1 % de la population caucasienne est atteinte d’une rare mutation génétique, « ils n’expriment pas ce récepteur CCR5. » C’est en cela que le cas de nos patients est exceptionnel.
Lorsqu’une personne est atteinte d’un cancer, les médecins lui prescrivent presque toujours de la chimiothérapie. Ce traitement va venir détruire complètement ou en partie le système immunitaire du patient. La greffe de cellule souche intervient alors pour venir reconstruire le système perdu.
« Pour trouver un donneur pour ce genre d’opération, il faut rassembler un grand nombre de facteurs. Plusieurs gênes doivent correspondre. Là, les équipes cliniciennes sont allées encore plus loin en allant chercher dans ce vivier de 1 % de la population. Donc ça relève presque du miracle », conclut Julie Lajoie. La mutation va donc être adoptée par le système immunitaire du receveur et ne produira plus de récepteurs CCR5. Le patient devient alors immunisé contre le VIH.
Un avis nuancé
En revanche, si certains médias ont parlé d’espoir, Julie Lajoie, qui fait tout de même état « d’une avancée » a une vision un peu plus réservée sur la situation.
Au-delà du dilemme éthique qui accompagne le fait que la mutation responsable de la guérison concerne exclusivement la population caucasienne, et, par définition, exclut toutes les autres, la greffe de cellules souches est loin d’être une opération anodine. « La greffe de moelle osseuse intervient en dernier recours et elle nécessite que l’on fasse disparaître tout le système immunitaire du patient, le rendant très vulnérable à tous types d’infections. Il ne s’agit donc pas d’une solution pour guérir le VIH à grande échelle. On ne peut pas simplement prescrire une greffe de cellules souches alors que les risques qui accompagnent l’opération sont plus importants que de vivre avec le VIH. »
Maintenir la prévention
Il y a encore une petite quinzaine d’années, apprendre qu’une personne était infectée au VIH, c’était une condamnation à mort. Heureusement, les choses ont changé. « On a fait d’énormes progrès en ce qui concerne le traitement depuis les années 1990. Les traitements sont moins difficiles, moins douloureux et plus efficaces. Aujourd’hui avec la trithérapie on parle d’une à deux pilules par jour. On parle même d’une injection une fois par mois. » Beaucoup de choses donc en termes de médication, mais le vaccin n’apparaît pas encore dans les jumelles. Pour autant, pouvoir vivre avec le VIH ne signifie pas qu’il ne reste plus de défis à relever.

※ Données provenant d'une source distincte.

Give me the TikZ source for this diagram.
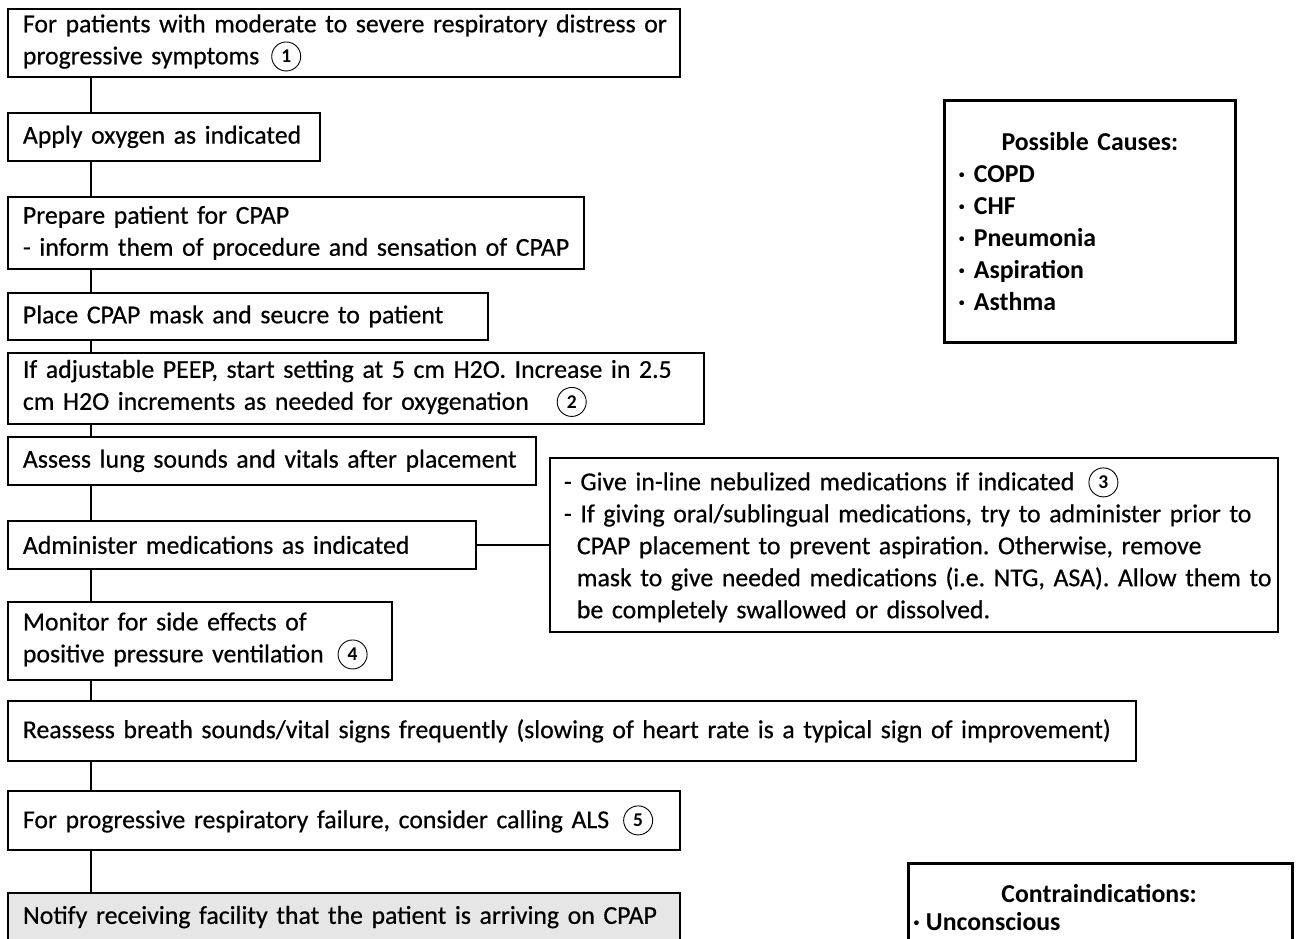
\documentclass[tikz,border=0pt]{standalone}
\usepackage{fontspec}
\setmainfont{Carlito}[FakeBold=0.5, BoldFeatures={FakeBold=0}]
\frenchspacing
\definecolor{notegray}{HTML}{E6E6E6}
\newcommand\cnum[1]{\tikz[baseline={([yshift=-1.5pt]cn.base)}]\node[circle,draw,line width=0.9pt,inner sep=0pt,minimum size=29pt,font=\bfseries\fontsize{19.5}{19.5}\selectfont] (cn) {#1};}
\begin{document}
\begin{tikzpicture}[x=1pt,y=-1pt,
  every node/.style={font=\fontsize{25.8}{32}\selectfont, inner sep=0pt},
  box/.style={draw, line width=1.8pt, align=left, inner xsep=15pt, inner ysep=0pt, anchor=north west},
  notebox/.style={box, fill=notegray, line width=2.2pt},
  thickbox/.style={draw, line width=2.8pt, anchor=north west},
  conn/.style={line width=1.5pt}
]
\useasboundingbox (0,0) rectangle (1298,938);

% main flow
\node[box, text width=642pt, minimum height=68pt] (n1) at (7,8)
  {\mbox{For patients with moderate to severe respiratory distress or}\\\mbox{progressive symptoms\hspace{12pt}\cnum{1}}};
\node[box, text width=282pt, minimum height=48pt] (n2) at (7,112)
  {\mbox{Apply oxygen as indicated}};
\node[box, text width=546pt, minimum height=72pt] (n3) at (7,196)
  {\mbox{Prepare patient for CPAP}\\\mbox{- inform them of procedure and sensation of CPAP}};
\node[box, text width=450pt, minimum height=47pt] (n4) at (7,292)
  {\mbox{Place CPAP mask and seucre to patient}};
\node[box, text width=666pt, minimum height=71pt] (n5) at (7,352)
  {\mbox{If adjustable PEEP, start setting at 5 cm H2O. Increase in 2.5}\\\mbox{cm H2O increments as needed for oxygenation\hspace{28pt}\cnum{2}}};
\node[box, text width=498pt, minimum height=48pt] (n6) at (7,436)
  {\mbox{Assess lung sounds and vitals after placement}};
\node[box, text width=438pt, minimum height=48pt] (n7) at (7,520)
  {\mbox{Administer medications as indicated}};
\node[box, text width=354pt, minimum height=78pt] (n8) at (7,601)
  {\mbox{Monitor for side effects of}\\\mbox{positive pressure ventilation\hspace{14pt}\cnum{4}}};
\node[box, text width=1098pt, minimum height=60pt] (n9) at (7,700)
  {\mbox{Reassess breath sounds/vital signs frequently (slowing of heart rate is a typical sign of improvement)}};
\node[box, text width=642pt, minimum height=59pt] (n10) at (7,790)
  {\mbox{For progressive respiratory failure, consider calling ALS\hspace{14pt}\cnum{5}}};
\node[notebox, text width=642pt, minimum height=48pt] (n11) at (7,892)
  {\mbox{Notify receiving facility that the patient is arriving on CPAP}};

% side note
\node[box, inner xsep=14pt, text width=700pt, minimum height=174pt] (side) at (549,457)
  {\mbox{- Give in-line nebulized medications if indicated\hspace{14pt}\cnum{3}}\\
   \mbox{- If giving oral/sublingual medications, try to administer prior to}\\
   \mbox{\hspace{13pt}CPAP placement to prevent aspiration. Otherwise, remove}\\
   \mbox{\hspace{13pt}mask to give needed medications (i.e. NTG, ASA). Allow them to}\\
   \mbox{\hspace{13pt}be completely swallowed or dissolved.}};

% possible causes
\node[thickbox, align=left, inner xsep=14pt, text width=263pt, minimum height=242pt,
      font=\fontsize{25.8}{32}\selectfont\bfseries] (pc) at (943,99)
  {\makebox[263pt][c]{Possible Causes:}\\· COPD\\· CHF\\· Pneumonia\\· Aspiration\\· Asthma};

% contraindications
\node[thickbox, minimum width=384pt, minimum height=120pt] (contra) at (907,862) {};
\node[anchor=base, font=\fontsize{25.8}{32}\selectfont\bfseries] (ctitle) at (1099,902) {Contraindications:};
\node[anchor=base west, font=\fontsize{25.8}{32}\selectfont\bfseries] (citem) at (913,930) {· Unconscious};

% connectors
\foreach \a/\b in {n1/n2,n2/n3,n3/n4,n4/n5,n5/n6,n6/n7,n7/n8,n8/n9,n9/n10,n10/n11}
  \draw[conn] ([xshift=84pt]\a.south west) -- ([xshift=84pt]\b.north west);
\draw[conn] (n7.east) -- (side.west);
\end{tikzpicture}
\end{document}
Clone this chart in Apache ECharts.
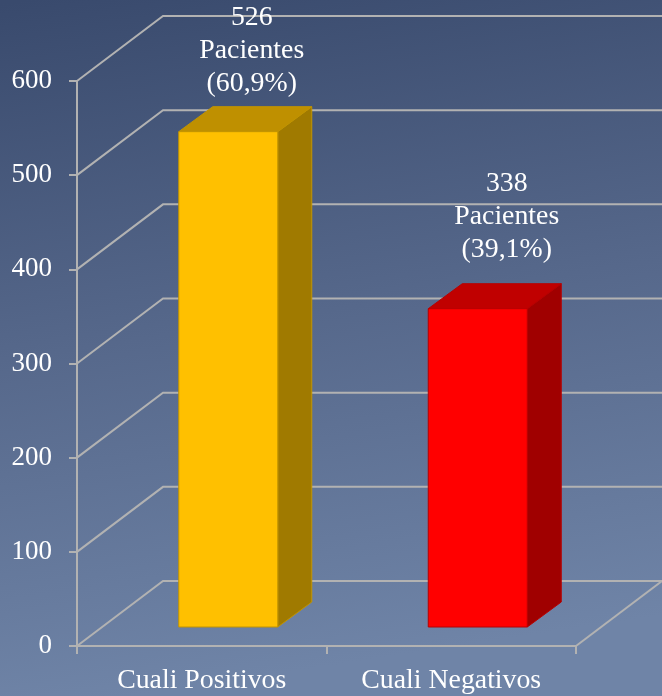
<!DOCTYPE html>
<html><head><meta charset="utf-8">
<style>html,body{margin:0;padding:0;background:#55678a}#c{width:662px;height:696px}</style>
<script src="https://cdn.jsdelivr.net/npm/echarts@6/dist/echarts.min.js"></script>
</head><body><div id="c"></div>
<script>
const categories = ['Cuali Positivos', 'Cuali Negativos'];
const patients = [526, 338];
const shares = ['60,9%', '39,1%'];
const yTicks = [0, 100, 200, 300, 400, 500, 600];
const unit = 'Pacientes';

const FONT = '"Liberation Serif", serif';
const WALL = { dx: 86, dy: -65 };
const BAR = { shiftX: 26.5, shiftY: -19, width: 99, dx: 34, dy: -25 };
const LABEL = { x: [50, 55.5], above: [6, 18] };
const barColors = [
  { front: '#FFC000', top: '#BF9000', side: '#A07A00', edge: '#C29400' },
  { front: '#FF0000', top: '#C00000', side: '#A00000', edge: '#B80000' }
];
const lineColor = '#B2B2B2';

const chart = echarts.init(document.getElementById('c'));
chart.setOption({
  animation: false,
  backgroundColor: new echarts.graphic.LinearGradient(0.04, 0, 0.2, 1, [
    { offset: 0, color: '#394A6D' },
    { offset: 0.5, color: '#56688B' },
    { offset: 1, color: '#6F84A7' }
  ]),
  grid: { left: 77, top: 81, width: 499, height: 565, containLabel: false },
  xAxis: {
    type: 'category', data: categories,
    axisLine: { lineStyle: { color: lineColor, width: 2 } },
    axisTick: { show: true, length: 8, lineStyle: { color: lineColor, width: 2 } },
    axisLabel: { color: '#fff', fontFamily: FONT, fontSize: 27.8, margin: 21, interval: 0 },
    splitLine: { show: false }
  },
  yAxis: {
    type: 'value', min: 0, max: 600, interval: 100,
    axisLine: { show: true, lineStyle: { color: lineColor, width: 2 } },
    axisTick: { show: true, length: 8, lineStyle: { color: lineColor, width: 2 } },
    axisLabel: { color: '#fff', fontFamily: FONT, fontSize: 27, margin: 25, padding: [5, 0, 0, 0] },
    splitLine: { show: false }
  },
  series: [
    {
      type: 'custom', coordinateSystem: 'cartesian2d', clip: false, silent: true, z: 1,
      data: yTicks.map(v => [0, v]),
      encode: { y: 1 },
      renderItem(params, api) {
        const g = params.coordSys;
        const y = api.coord([0, api.value(1)])[1];
        const isFloor = api.value(1) === 0;
        const points = [[g.x, y], [g.x + WALL.dx, y + WALL.dy], [662, y + WALL.dy]];
        const children = [{ type: 'polyline', shape: { points }, style: { stroke: lineColor, lineWidth: 2, fill: null } }];
        if (isFloor) {
          children.push({
            type: 'line',
            shape: { x1: g.x + g.width, y1: y, x2: g.x + g.width + WALL.dx, y2: y + WALL.dy },
            style: { stroke: lineColor, lineWidth: 2 }
          });
        }
        return { type: 'group', children };
      }
    },
    {
      type: 'custom', coordinateSystem: 'cartesian2d', clip: false, silent: true, z: 2,
      data: patients.map((v, i) => [i, v]),
      encode: { x: 0, y: 1 },
      renderItem(params, api) {
        const i = api.value(0), v = api.value(1);
        const c = barColors[i];
        const top = api.coord([i, v]);
        const base = api.coord([i, 0]);
        const l = top[0] + BAR.shiftX - BAR.width / 2;
        const r = l + BAR.width;
        const t = top[1] + BAR.shiftY;
        const b = base[1] + BAR.shiftY;
        const edge = { stroke: c.edge, lineWidth: 1 };
        const poly = (points, fill) => ({ type: 'polygon', shape: { points }, style: { fill, ...edge } });
        return {
          type: 'group',
          children: [
            poly([[r, t], [r + BAR.dx, t + BAR.dy], [r + BAR.dx, b + BAR.dy], [r, b]], c.side),
            poly([[l, t], [l + BAR.dx, t + BAR.dy], [r + BAR.dx, t + BAR.dy], [r, t]], c.top),
            poly([[l, t], [r, t], [r, b], [l, b]], c.front)
          ]
        };
      }
    },
    {
      type: 'custom', coordinateSystem: 'cartesian2d', clip: false, silent: true, z: 3,
      data: patients.map((v, i) => [i, v]),
      encode: { x: 0, y: 1 },
      renderItem(params, api) {
        const i = api.value(0), v = api.value(1);
        const p = api.coord([i, v]);
        return {
          type: 'text',
          style: {
            x: p[0] + LABEL.x[i],
            y: p[1] + BAR.shiftY + BAR.dy - LABEL.above[i],
            text: v + '\n' + unit + '\n(' + shares[i] + ')',
            fill: '#fff',
            font: '27.8px ' + FONT,
            lineHeight: 33,
            align: 'center',
            verticalAlign: 'bottom'
          }
        };
      }
    }
  ]
});
</script></body></html>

« Vivre avec le VIH pose une pression constante sur le système immunitaire. Les gens atteints développent plus sou- vent des cancers, mais aussi sont plus enclins à souffrir de démence. Maintenant que les gens vivent plus vieux, on découvre ce que cela signifie que de vivre et vieillir avec le VIH. » La spécialiste soulève d’ailleurs la question de la stigmatisation des séropositifs toujours « extrêmement importante. »
Il faut continuer de miser sur la prévention et faire confiance en la recherche qui, rappelons-le, ne s’arrête jamais.